Good news: AI probably won’t come for your job. But from here on out, all jobs will require a smart, skillful mastery of AI — especially in marketing, where the new technology is transforming both the analytic and creative sides of the field.

Robin Riddle, Chief Strategy Officer at DDMCS, presented a case study showing an AI-driven approach to a marketing pain point. Using a proprietary platform, Content Acclaim, the team at DDMCS worked with Goldfish Swim Schools to assess blog content. 

The process seamlessly melded human strategic thinking with AI analysis, resulting in a thorough critique of the existing blog — plus recommendations for improvement that would drive better outcomes. “We knew what got us here wasn’t going to get us there,” said Shana Krisan, Goldfish’s Chief Marketing Officer.

When it comes to AI, craft counts

Not surprisingly, there’s a lot of buzz around AI taking away jobs. But most participants found that, without creative expertise, AI output isn’t worth much. “It is 100% garbage in and garbage out,” said Nick McLain, a Strategic Advisor with McLain Associates. “Having some craft, having some experience is a really important piece.” 

This resonated with the audience. Mike Steele, a strategic Marketing Leader with Citi, put it this way. “As someone who spent two decades as an editor, I can direct the AI quite well, because I treat it like I used to treat writers. Maybe learning how to engineer a prompt might take you a few days. But having good judgment — understanding what copy works, what’s a good idea, what’s a bad idea — that takes a lot of time in the workplace to master.” 

This gets to the biggest takeaway of the day: You’ve got this.

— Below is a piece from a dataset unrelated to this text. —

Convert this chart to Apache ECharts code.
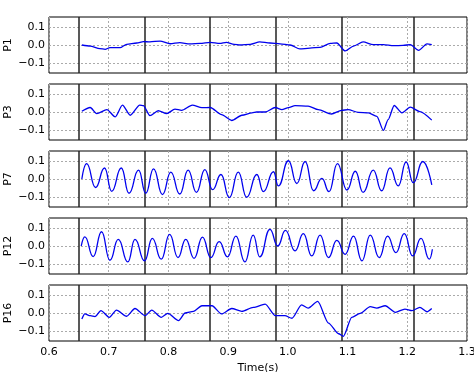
<!DOCTYPE html>
<html><head><meta charset="utf-8">
<script src="https://cdn.jsdelivr.net/npm/echarts@6/dist/echarts.min.js"></script>
<style>html,body{margin:0;padding:0;background:#fff}#c{width:474px;height:372px}</style>
</head><body><div id="c"></div>
<script>
const panelNames = ['P1', 'P3', 'P7', 'P12', 'P16'];
const xTicks = [0.6, 0.7, 0.8, 0.9, 1.0, 1.1, 1.2, 1.3];
const yTicks = [-0.1, 0.0, 0.1];
const eventTimes = [0.647, 0.759, 0.871, 0.984, 1.094, 1.207];

const p1 = [[.655,0],[.669,-.006],[.685,-.020],[.694,-.024],[.702,-.015],[.719,-.015],[.730,.004],[.747,.011],[.758,.019],[.769,.017],[.786,.022],[.803,.007],[.819,.013],[.836,.006],[.853,.009],[.870,.015],[.886,.009],[.897,.015],[.910,.004],[.920,0],[.937,.004],[.953,.017],[.970,.011],[.987,.006],[1.004,0],[1.020,-.022],[1.037,-.017],[1.054,-.013],[1.071,.009],[1.082,.011],[1.096,-.033],[1.110,-.006],[1.126,.017],[1.143,.002],[1.160,.002],[1.177,-.004],[1.193,-.002],[1.205,.002],[1.219,-.030],[1.233,.006],[1.241,.002]];

const p3 = [[.655,.004],[.669,.025],[.680,-.009],[.697,.013],[.711,-.027],[.723,.038],[.736,-.018],[.752,.038],[.758,.035],[.769,-.020],[.783,.007],[.797,-.009],[.811,.016],[.822,.009],[.840,.038],[.856,.024],[.870,.025],[.889,-.015],[.906,-.047],[.923,-.018],[.940,-.005],[.948,0],[.962,0],[.979,.025],[.990,.013],[1.001,.024],[1.012,.035],[1.034,.033],[1.051,.013],[1.073,-.011],[1.090,.009],[1.101,.013],[1.118,-.002],[1.135,-.005],[1.149,-.024],[1.160,-.102],[1.168,-.042],[1.178,.036],[1.191,-.005],[1.205,.027],[1.221,.002],[1.241,-.045]];

const p7 = [[.655,0],[.663,.085],[.678,-.047],[.693,.061],[.705,-.068],[.721,.061],[.734,-.079],[.750,.049],[.762,-.079],[.775,.056],[.790,-.086],[.804,.038],[.819,-.083],[.833,.049],[.847,-.074],[.861,.052],[.874,-.059],[.888,.025],[.902,-.103],[.917,.038],[.931,-.101],[.948,.025],[.959,-.070],[.976,.040],[.984,-.038],[1.001,.101],[1.015,-.025],[1.029,.097],[1.043,-.065],[1.057,.004],[1.069,-.070],[1.083,.085],[1.099,-.061],[1.113,.043],[1.126,-.074],[1.143,.049],[1.157,-.065],[1.171,.062],[1.185,-.038],[1.198,.094],[1.210,-.020],[1.226,.097],[1.241,-.032]];

const p12 = [[.654,0],[.660,.051],[.674,-.059],[.688,.079],[.702,-.079],[.716,.037],[.732,-.088],[.744,.037],[.760,-.082],[.773,.042],[.788,-.073],[.802,.064],[.816,-.064],[.829,.037],[.843,-.068],[.857,.049],[.871,-.064],[.885,.024],[.899,-.060],[.913,.055],[.928,-.088],[.942,.060],[.953,-.060],[.970,.092],[.983,0],[.996,.086],[1.012,-.027],[1.026,.068],[1.040,-.055],[1.054,.060],[1.068,-.064],[1.082,.031],[1.096,-.046],[1.110,.055],[1.124,-.082],[1.138,.060],[1.153,-.064],[1.167,.055],[1.181,-.037],[1.195,.068],[1.209,-.055],[1.223,.042],[1.237,-.073],[1.242,-.018]];

const p16 = [[.655,-.033],[.660,-.005],[.669,-.015],[.677,-.020],[.687,.013],[.701,-.024],[.713,.016],[.730,-.018],[.744,.025],[.761,-.015],[.772,.016],[.788,-.024],[.799,-.002],[.817,-.042],[.828,0],[.842,.009],[.856,.040],[.873,.040],[.889,-.005],[.906,.025],[.923,.009],[.942,.031],[.962,.049],[.979,-.015],[.995,-.015],[1.007,-.029],[1.023,.045],[1.034,.027],[1.050,.064],[1.068,-.056],[1.085,-.115],[1.093,-.129],[1.107,-.024],[1.121,-.002],[1.138,.035],[1.149,.027],[1.163,.040],[1.180,.004],[1.196,.022],[1.208,.013],[1.221,.031],[1.233,.007],[1.241,.025]];

const seriesData = [p1, p3, p7, p12, p16];
const smoothness = [0.25, 0.25, 0.5, 0.5, 0.25];

const font = 'DejaVu Sans';
const tops = [17, 84, 151, 218, 285];
const panelH = 56;
const grids = [], xAxes = [], yAxes = [], series = [], graphics = [];
const fmt = v => Math.abs(v) < 1e-9 ? '0.0' : (v < 0 ? '\u2212' : '') + Math.abs(v).toFixed(1);

panelNames.forEach((name, i) => {
  const last = i === panelNames.length - 1;
  grids.push({left: 49, right: 7, top: tops[i], height: panelH, containLabel: false, outerBoundsMode: 'none',
    show: true, borderColor: '#000', borderWidth: 1, backgroundColor: '#fff'});
  xAxes.push({
    type: 'value', gridIndex: i, min: 0.6, max: 1.3, interval: 0.1,
    axisLine: {show: false}, axisTick: {show: false},
    axisLabel: {show: last, fontFamily: font, fontSize: 11, color: '#000', margin: 6, formatter: v => v.toFixed(1)},
    splitLine: {show: true, lineStyle: {color: '#aaa', type: [2, 2], width: 1}},
    name: last ? 'Time(s)' : '', nameLocation: 'middle', nameGap: 22,
    nameTextStyle: {fontFamily: font, fontSize: 11, color: '#000'}
  });
  yAxes.push({
    type: 'value', gridIndex: i, min: -0.155, max: 0.155,
    axisLine: {show: false}, axisTick: {show: false},
    axisLabel: {customValues: yTicks, fontFamily: font, fontSize: 11, color: '#000', margin: 4, formatter: fmt},
    splitLine: {show: false}
  });
  graphics.push({
    type: 'text', x: 8, y: tops[i] + panelH / 2, rotation: Math.PI / 2,
    style: {text: name, font: '11px "DejaVu Sans"', fill: '#000', align: 'center', verticalAlign: 'middle'}
  });
  const ml = [];
  yTicks.forEach(v => ml.push({yAxis: v, lineStyle: {color: '#aaa', type: [2, 2], width: 1}}));
  eventTimes.forEach(t => ml.push({xAxis: t, lineStyle: {color: '#222', type: 'solid', width: 1.5}}));
  series.push({
    type: 'line', xAxisIndex: i, yAxisIndex: i, data: seriesData[i],
    showSymbol: false, smooth: smoothness[i], smoothMonotone: 'x',
    lineStyle: {color: '#0000ee', width: 1.3},
    z: 3,
    markLine: {silent: true, symbol: 'none', label: {show: false}, data: ml, animation: false, z: 2}
  });
});

const chart = echarts.init(document.getElementById('c'), null, {renderer: 'canvas'});
chart.setOption({animation: false, grid: grids, xAxis: xAxes, yAxis: yAxes, series: series, graphic: graphics});
</script></body></html>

Time and again, the experts at Pros & Content shared that they’d been been through decades of marketing challenges — including more than one “everything is changing” crisis. All of that comes into play when you meet a time of flux. 

The muscles you need to pivot, plan and reinvent yourself for 2025 are already there. The skills you’ve mastered are the ones that will pull you through.